| Given problem |
Gather from the listing below each line that includes the word "matplotlib", and copy it.

----- Provided data -----

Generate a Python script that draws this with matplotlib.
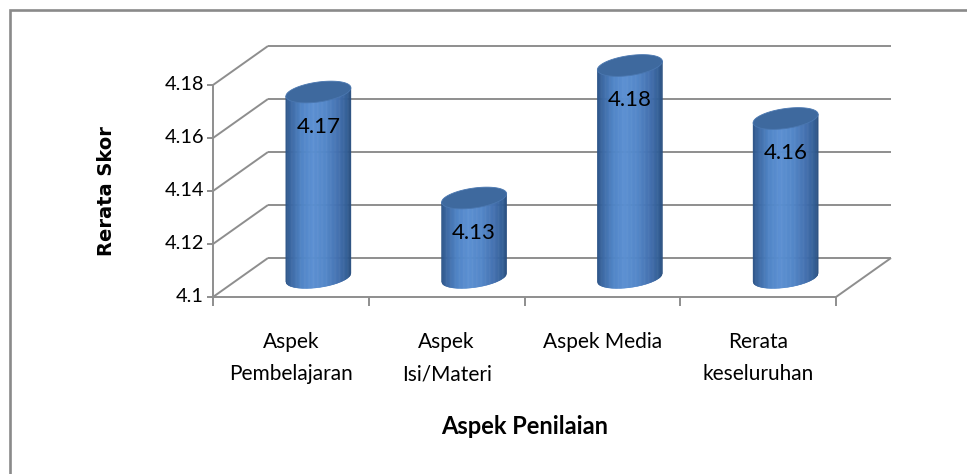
import numpy as np
import matplotlib
matplotlib.use("Agg")
import matplotlib.pyplot as plt
from matplotlib.patches import Polygon, Rectangle
from matplotlib.collections import PolyCollection
from matplotlib.colors import LinearSegmentedColormap

# ---------------- data ----------------
categories = ["Aspek\nPembelajaran", "Aspek\nIsi/Materi", "Aspek Media", "Rerata\nkeseluruhan"]
values = [4.17, 4.13, 4.18, 4.16]
value_labels = ["4.17", "4.13", "4.18", "4.16"]
yticks = [4.10, 4.12, 4.14, 4.16, 4.18]
ytick_labels = ["4.1", "4.12", "4.14", "4.16", "4.18"]
x_title = "Aspek Penilaian"
y_title = "Rerata Skor"

# ---------------- style ----------------
plt.rcParams["font.family"] = ["Lato", "DejaVu Sans"]
W, H, DPI = 967, 474, 100
GRID = "#8e8e8e"
GLW = 1.4

fig = plt.figure(figsize=(W / DPI, H / DPI), dpi=DPI)
fig.patch.set_facecolor("white")

# front plane of the 3D box (pixels)
L, R, B, T = 213, 836, 297, 85
ax = fig.add_axes([L / W, (H - B) / H, (R - L) / W, (B - T) / H])
n = len(values)
x0, x1 = -0.5, n - 0.5
ax.set_xlim(x0, x1)
ax.set_ylim(yticks[0], yticks[-1])
ax.axis("off")

px_x = (R - L) / (x1 - x0)
px_y = (B - T) / (yticks[-1] - yticks[0])
DX, DY = 55, 39                      # depth of the box, px
dxd, dyd = DX / px_x, DY / px_y

kw = dict(color=GRID, lw=GLW, clip_on=False, solid_capstyle="butt", zorder=1)
ybase = yticks[0]
# back wall gridlines + side wall diagonals
for g in yticks:
    ax.plot([x0 + dxd, x1 + dxd], [g + dyd, g + dyd], **kw)
    ax.plot([x0, x0 + dxd], [g, g + dyd], **kw)
# floor
ax.plot([x0, x1], [ybase, ybase], **kw)
ax.plot([x1, x1 + dxd], [ybase, ybase + dyd], **kw)
# front value axis
ax.plot([x0, x0], [ybase, yticks[-1]], **kw)
for g in yticks:
    ax.plot([x0 - 6 / px_x, x0], [g, g], **kw)
# category ticks
for k in range(n + 1):
    xb = x0 + k
    ax.plot([xb, xb], [ybase, ybase - 9 / px_y], **kw)

# ---------------- cylinders ----------------
cmap = LinearSegmentedColormap.from_list(
    "cyl",
    [(0.0, "#2a5286"), (0.08, "#3a67a2"), (0.25, "#4f84c6"), (0.42, "#5a8fd2"),
     (0.62, "#5286c8"), (0.82, "#426fae"), (0.95, "#325e95"), (1.0, "#294f7f")])
A_PX, B_PX, SHEAR = 32.5, 10, 0.13

def ell_y(xpx, sign):
    r = np.clip(1 - (xpx / A_PX) ** 2, 0, None)
    return sign * B_PX * np.sqrt(r) + SHEAR * xpx

NS = 80
for i, v in enumerate(values):
    cx = i + dxd / 2
    yb = ybase + dyd / 2
    yt = v + dyd / 2
    xs = np.linspace(-A_PX, A_PX, NS + 1)
    polys, cols = [], []
    for k in range(NS):
        xa, xb = xs[k], xs[k + 1]
        p = [(cx + xa / px_x, yb + ell_y(xa, -1) / px_y),
             (cx + xb / px_x, yb + ell_y(xb, -1) / px_y),
             (cx + xb / px_x, yt + ell_y(xb, 0) / px_y),
             (cx + xa / px_x, yt + ell_y(xa, 0) / px_y)]
        polys.append(p)
        cols.append(cmap((k + 0.5) / NS))
    pc = PolyCollection(polys, facecolors=cols, edgecolors=cols, linewidths=0.4,
                        clip_on=False, zorder=3)
    ax.add_collection(pc)
    th = np.linspace(0, 2 * np.pi, 200)
    ex = A_PX * np.cos(th)
    ey = B_PX * np.sin(th) + SHEAR * ex
    top = Polygon(np.column_stack([cx + ex / px_x, yt + ey / px_y]), closed=True,
                  facecolor="#3e699e", edgecolor="#4a77b0", lw=0.6,
                  clip_on=False, zorder=4)
    ax.add_patch(top)
    ax.annotate(value_labels[i], xy=(cx, yt), xycoords="data",
                xytext=(0, -35), textcoords="offset pixels", annotation_clip=False,
                ha="center", va="center", fontsize=16, color="black", zorder=6)

# ---------------- text ----------------
for g, lab in zip(yticks, ytick_labels):
    ax.annotate(lab, xy=(0, g), xycoords=("axes fraction", "data"),
                xytext=(-9, 0), textcoords="offset pixels", annotation_clip=False,
                ha="right", va="center", fontsize=14.4, color="black")
for i, lab in enumerate(categories):
    ax.annotate(lab, xy=(i, 0), xycoords=("data", "axes fraction"),
                xytext=(0, -35), textcoords="offset pixels", annotation_clip=False,
                ha="center", va="top", fontsize=15, linespacing=1.76, color="black")
ax.annotate(x_title, xy=(0.5, 0), xycoords="axes fraction",
            xytext=(0, -130), textcoords="offset pixels", annotation_clip=False,
            ha="center", va="center", fontsize=17, fontweight="bold")
ax.annotate(y_title, xy=(0, 0.5), xycoords="axes fraction",
            xytext=(-107, 0), textcoords="offset pixels", annotation_clip=False,
            ha="center", va="center", rotation=90, fontsize=14, fontweight="bold",
            family=["DejaVu Sans"])

# chart border (top and left visible)
fig.patches.append(Rectangle((9.5 / W, -0.2), 1.2, 1.2 - 10 / H,
                             transform=fig.transFigure, fill=False,
                             edgecolor="#8a8a8a", lw=1.9))

fig.savefig("out.png", dpi=DPI)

-----

| Worked solution |
Generate a Python script that draws this with matplotlib.
import matplotlib
matplotlib.use("Agg")
import matplotlib.pyplot as plt
from matplotlib.patches import Polygon, Rectangle
from matplotlib.collections import PolyCollection
from matplotlib.colors import LinearSegmentedColormap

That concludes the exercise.